> Supplied records:
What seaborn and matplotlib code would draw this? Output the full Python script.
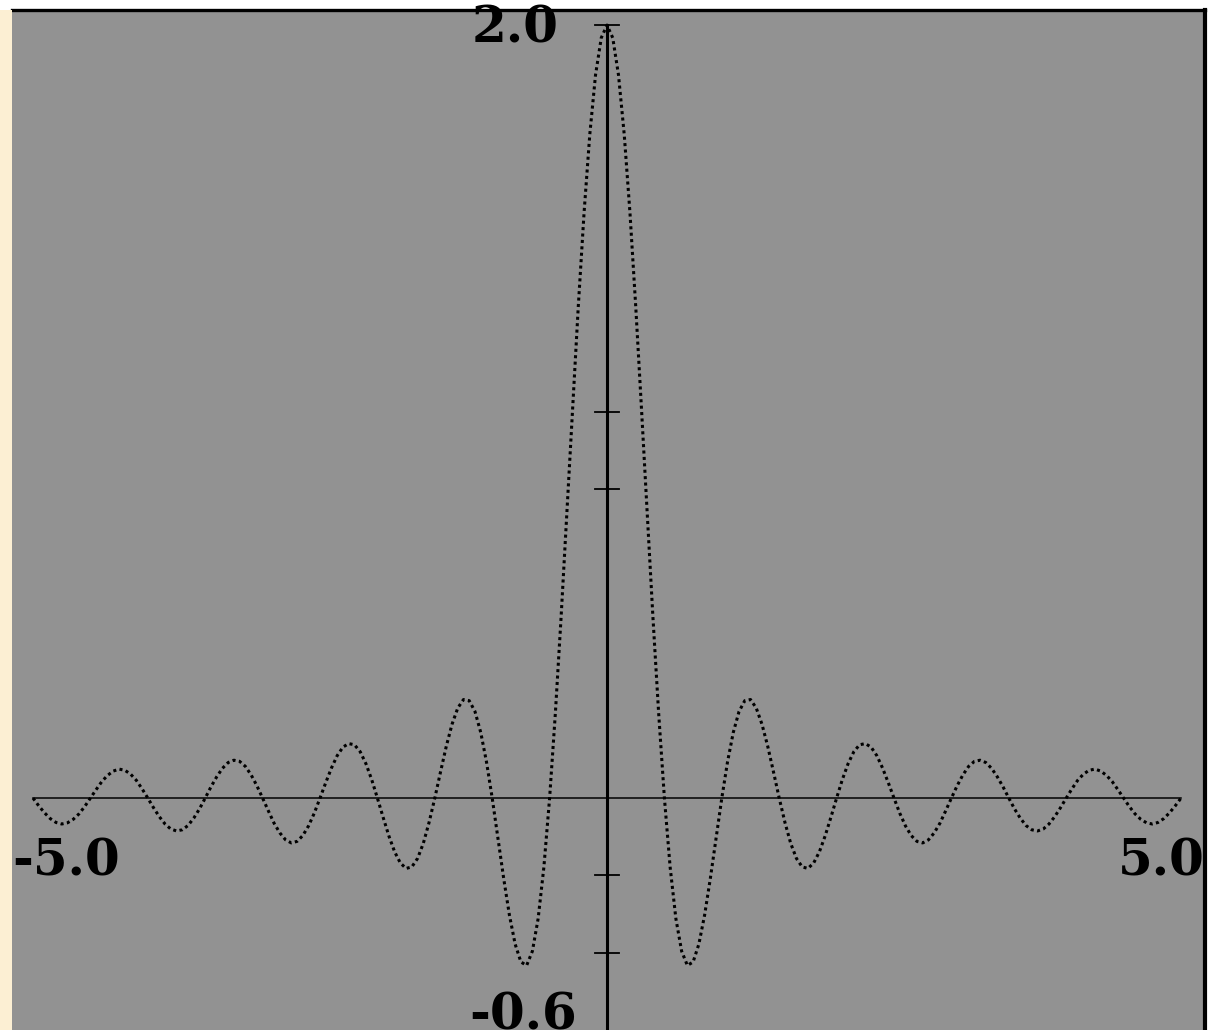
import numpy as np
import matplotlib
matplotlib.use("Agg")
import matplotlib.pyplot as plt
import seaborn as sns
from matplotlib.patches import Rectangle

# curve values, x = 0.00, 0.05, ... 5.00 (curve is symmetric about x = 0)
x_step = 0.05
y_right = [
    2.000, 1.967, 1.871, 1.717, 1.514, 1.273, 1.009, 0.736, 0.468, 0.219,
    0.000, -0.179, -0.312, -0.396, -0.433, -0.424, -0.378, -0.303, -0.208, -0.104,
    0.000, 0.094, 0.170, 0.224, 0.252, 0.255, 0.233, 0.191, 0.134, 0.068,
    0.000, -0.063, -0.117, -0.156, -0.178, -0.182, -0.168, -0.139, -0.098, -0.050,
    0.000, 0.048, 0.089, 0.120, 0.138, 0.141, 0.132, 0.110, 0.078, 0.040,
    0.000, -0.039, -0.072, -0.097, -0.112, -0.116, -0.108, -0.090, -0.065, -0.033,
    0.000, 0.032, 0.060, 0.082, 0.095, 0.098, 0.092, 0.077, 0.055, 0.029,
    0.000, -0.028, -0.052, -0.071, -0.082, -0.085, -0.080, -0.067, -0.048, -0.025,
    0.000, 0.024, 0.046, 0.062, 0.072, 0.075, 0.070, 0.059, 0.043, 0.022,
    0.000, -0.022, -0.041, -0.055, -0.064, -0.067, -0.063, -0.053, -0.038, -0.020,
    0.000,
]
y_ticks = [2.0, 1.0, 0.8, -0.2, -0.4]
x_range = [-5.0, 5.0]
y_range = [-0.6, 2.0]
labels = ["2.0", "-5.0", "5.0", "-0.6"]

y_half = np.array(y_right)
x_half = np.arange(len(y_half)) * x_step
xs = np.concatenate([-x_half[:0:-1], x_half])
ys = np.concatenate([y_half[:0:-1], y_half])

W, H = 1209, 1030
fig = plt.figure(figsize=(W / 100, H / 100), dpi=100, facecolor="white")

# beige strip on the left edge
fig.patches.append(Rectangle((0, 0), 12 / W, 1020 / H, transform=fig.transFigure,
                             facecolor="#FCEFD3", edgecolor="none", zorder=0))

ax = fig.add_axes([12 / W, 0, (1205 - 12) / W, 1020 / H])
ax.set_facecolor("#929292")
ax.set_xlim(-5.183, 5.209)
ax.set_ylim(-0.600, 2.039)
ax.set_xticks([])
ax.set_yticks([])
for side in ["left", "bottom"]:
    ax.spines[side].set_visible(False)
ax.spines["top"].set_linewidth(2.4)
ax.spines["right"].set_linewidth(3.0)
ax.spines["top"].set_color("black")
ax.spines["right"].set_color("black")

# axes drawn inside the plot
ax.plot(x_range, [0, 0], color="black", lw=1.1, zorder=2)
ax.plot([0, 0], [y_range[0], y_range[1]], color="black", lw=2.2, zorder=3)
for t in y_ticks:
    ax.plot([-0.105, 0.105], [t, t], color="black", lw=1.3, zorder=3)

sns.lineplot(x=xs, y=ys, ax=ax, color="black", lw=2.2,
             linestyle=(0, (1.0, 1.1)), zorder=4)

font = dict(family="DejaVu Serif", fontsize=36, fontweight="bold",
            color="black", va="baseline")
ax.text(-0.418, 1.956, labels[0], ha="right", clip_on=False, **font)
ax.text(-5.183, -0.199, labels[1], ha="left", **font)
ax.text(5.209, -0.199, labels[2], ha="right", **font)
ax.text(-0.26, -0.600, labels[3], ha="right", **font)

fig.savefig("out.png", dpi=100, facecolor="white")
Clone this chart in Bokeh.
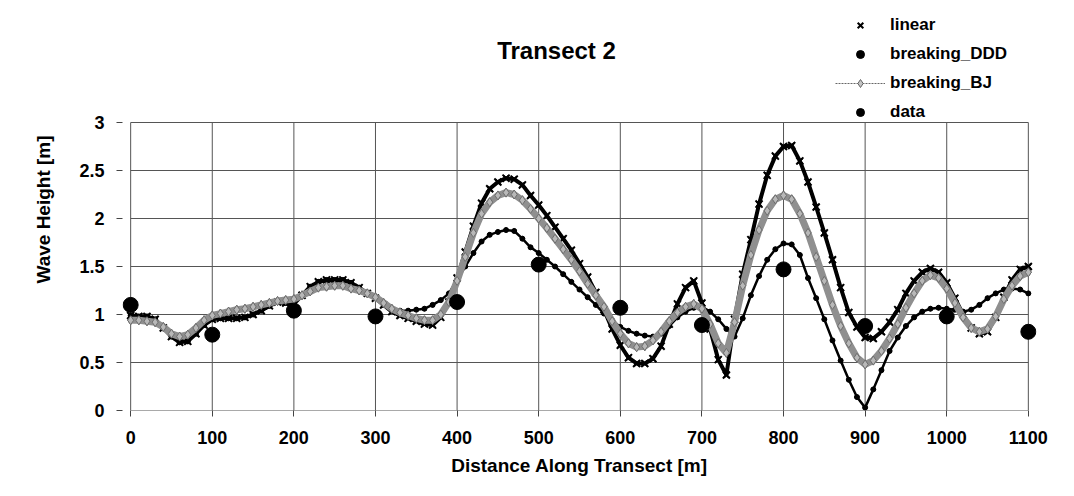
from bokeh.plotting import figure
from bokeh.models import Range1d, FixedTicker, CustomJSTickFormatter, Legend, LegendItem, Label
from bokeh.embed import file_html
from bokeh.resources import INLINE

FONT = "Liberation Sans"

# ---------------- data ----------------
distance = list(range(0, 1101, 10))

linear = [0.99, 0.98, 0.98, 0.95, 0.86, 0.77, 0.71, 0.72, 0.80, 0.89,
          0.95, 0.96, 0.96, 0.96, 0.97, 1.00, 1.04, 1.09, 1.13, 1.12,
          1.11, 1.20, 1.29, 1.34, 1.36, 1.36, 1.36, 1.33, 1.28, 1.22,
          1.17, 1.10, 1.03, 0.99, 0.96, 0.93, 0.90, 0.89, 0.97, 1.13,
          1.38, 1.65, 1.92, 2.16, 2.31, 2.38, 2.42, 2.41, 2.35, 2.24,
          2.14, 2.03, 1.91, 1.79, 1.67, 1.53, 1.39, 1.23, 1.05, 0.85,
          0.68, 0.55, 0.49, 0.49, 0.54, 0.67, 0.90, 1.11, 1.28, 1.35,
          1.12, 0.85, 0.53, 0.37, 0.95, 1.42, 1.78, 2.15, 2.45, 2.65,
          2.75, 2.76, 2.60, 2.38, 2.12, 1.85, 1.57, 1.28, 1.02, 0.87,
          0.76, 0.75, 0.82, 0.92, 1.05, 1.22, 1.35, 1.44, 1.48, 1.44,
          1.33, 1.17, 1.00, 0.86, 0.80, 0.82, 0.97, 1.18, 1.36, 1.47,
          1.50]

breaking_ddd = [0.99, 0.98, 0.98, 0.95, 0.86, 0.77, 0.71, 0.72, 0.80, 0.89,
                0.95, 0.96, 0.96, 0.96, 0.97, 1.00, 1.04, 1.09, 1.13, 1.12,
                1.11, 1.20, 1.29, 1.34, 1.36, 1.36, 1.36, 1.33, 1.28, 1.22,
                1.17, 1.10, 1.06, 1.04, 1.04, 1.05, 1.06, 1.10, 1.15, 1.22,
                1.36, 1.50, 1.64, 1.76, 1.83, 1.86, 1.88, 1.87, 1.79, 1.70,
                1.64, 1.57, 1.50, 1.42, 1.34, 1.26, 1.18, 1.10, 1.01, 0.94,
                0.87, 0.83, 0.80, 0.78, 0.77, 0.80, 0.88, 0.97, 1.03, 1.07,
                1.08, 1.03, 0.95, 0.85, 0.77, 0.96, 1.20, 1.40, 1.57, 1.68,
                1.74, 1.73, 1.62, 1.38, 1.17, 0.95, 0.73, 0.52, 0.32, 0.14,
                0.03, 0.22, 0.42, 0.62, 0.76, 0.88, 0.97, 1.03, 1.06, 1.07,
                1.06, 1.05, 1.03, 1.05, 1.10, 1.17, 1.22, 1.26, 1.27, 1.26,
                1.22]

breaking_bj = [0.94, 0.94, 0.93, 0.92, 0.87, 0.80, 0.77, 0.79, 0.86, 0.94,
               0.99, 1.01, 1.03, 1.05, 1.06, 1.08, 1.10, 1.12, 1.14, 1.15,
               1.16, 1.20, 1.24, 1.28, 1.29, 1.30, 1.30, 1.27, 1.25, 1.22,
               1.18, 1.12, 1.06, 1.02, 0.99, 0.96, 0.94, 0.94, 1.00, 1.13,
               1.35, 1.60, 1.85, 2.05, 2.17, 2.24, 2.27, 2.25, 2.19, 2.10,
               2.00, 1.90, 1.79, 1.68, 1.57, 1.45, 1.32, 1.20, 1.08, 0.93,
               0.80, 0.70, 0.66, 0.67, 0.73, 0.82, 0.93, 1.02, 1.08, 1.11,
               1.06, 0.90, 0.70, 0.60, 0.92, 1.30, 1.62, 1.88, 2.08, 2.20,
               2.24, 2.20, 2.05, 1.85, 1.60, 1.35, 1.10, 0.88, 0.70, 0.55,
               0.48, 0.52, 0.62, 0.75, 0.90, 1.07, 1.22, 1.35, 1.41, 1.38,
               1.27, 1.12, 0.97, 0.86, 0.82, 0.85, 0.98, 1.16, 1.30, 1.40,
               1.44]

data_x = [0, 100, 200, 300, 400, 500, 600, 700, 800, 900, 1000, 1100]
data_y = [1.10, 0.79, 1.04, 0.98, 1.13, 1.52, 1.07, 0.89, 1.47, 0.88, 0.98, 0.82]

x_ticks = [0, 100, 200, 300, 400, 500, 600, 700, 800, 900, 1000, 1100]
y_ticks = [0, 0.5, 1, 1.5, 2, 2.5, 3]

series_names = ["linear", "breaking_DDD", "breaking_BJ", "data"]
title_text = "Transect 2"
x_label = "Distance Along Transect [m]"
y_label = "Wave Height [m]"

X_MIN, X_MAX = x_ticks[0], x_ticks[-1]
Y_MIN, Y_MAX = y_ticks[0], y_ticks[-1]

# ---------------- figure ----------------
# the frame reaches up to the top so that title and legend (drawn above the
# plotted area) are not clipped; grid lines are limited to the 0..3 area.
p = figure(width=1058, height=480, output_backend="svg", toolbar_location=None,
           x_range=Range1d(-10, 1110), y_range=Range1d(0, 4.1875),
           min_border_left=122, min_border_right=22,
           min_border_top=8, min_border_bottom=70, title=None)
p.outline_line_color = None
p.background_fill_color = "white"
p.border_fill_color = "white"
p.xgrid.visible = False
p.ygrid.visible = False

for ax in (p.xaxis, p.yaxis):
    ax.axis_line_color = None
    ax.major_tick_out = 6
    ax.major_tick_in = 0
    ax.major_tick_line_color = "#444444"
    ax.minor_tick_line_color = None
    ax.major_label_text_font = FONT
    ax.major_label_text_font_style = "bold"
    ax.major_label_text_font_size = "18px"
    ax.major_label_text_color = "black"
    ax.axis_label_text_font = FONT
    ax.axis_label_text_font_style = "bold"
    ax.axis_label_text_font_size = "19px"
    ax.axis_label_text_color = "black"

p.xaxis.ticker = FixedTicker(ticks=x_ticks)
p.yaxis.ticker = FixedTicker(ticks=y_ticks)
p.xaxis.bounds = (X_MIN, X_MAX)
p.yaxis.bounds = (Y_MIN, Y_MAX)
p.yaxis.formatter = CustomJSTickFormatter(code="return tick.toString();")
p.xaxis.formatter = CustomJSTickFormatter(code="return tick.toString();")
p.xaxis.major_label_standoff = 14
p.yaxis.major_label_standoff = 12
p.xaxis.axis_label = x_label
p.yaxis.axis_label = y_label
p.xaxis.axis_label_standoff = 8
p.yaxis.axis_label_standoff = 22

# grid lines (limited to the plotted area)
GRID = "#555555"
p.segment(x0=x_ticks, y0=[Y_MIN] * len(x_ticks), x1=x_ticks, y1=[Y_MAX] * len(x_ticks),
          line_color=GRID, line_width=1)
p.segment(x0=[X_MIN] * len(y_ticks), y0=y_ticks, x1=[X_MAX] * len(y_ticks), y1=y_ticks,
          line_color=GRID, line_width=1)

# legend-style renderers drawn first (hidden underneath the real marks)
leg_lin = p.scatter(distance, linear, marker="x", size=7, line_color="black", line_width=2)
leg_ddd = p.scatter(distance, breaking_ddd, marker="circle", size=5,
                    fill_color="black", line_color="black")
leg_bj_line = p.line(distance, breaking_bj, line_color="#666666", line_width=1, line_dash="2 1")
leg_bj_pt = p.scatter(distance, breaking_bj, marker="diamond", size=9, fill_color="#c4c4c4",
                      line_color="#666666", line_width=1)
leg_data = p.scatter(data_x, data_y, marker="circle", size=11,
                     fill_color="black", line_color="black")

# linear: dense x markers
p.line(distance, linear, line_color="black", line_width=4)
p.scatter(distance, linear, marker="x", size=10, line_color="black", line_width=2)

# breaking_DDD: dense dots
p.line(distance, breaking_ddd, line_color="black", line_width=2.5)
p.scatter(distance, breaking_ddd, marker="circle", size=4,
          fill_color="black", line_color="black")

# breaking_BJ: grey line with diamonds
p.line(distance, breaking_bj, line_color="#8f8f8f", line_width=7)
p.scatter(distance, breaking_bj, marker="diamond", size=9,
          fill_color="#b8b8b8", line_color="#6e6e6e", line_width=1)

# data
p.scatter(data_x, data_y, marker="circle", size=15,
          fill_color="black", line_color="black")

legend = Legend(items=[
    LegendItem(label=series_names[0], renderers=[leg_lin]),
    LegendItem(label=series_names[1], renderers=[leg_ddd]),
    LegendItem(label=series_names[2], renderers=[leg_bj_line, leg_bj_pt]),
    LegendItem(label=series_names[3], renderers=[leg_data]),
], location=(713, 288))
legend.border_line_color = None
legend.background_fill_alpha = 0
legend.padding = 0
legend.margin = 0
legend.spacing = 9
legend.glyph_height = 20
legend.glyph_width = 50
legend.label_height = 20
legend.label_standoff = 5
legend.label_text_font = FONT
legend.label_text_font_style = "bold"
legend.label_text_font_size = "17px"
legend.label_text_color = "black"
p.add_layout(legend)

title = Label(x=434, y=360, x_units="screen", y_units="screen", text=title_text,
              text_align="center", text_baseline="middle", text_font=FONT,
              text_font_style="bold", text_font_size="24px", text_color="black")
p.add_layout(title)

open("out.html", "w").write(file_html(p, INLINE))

> Exercise requirements:
Transcribe exactly, please, the lines between the start of the records above and the line holding "from matplotlib.patches import Rectangle", counting both of those lines and omitting pictures.

> Solved exercise:
What seaborn and matplotlib code would draw this? Output the full Python script.
import numpy as np
import matplotlib
matplotlib.use("Agg")
import matplotlib.pyplot as plt
import seaborn as sns
from matplotlib.patches import Rectangle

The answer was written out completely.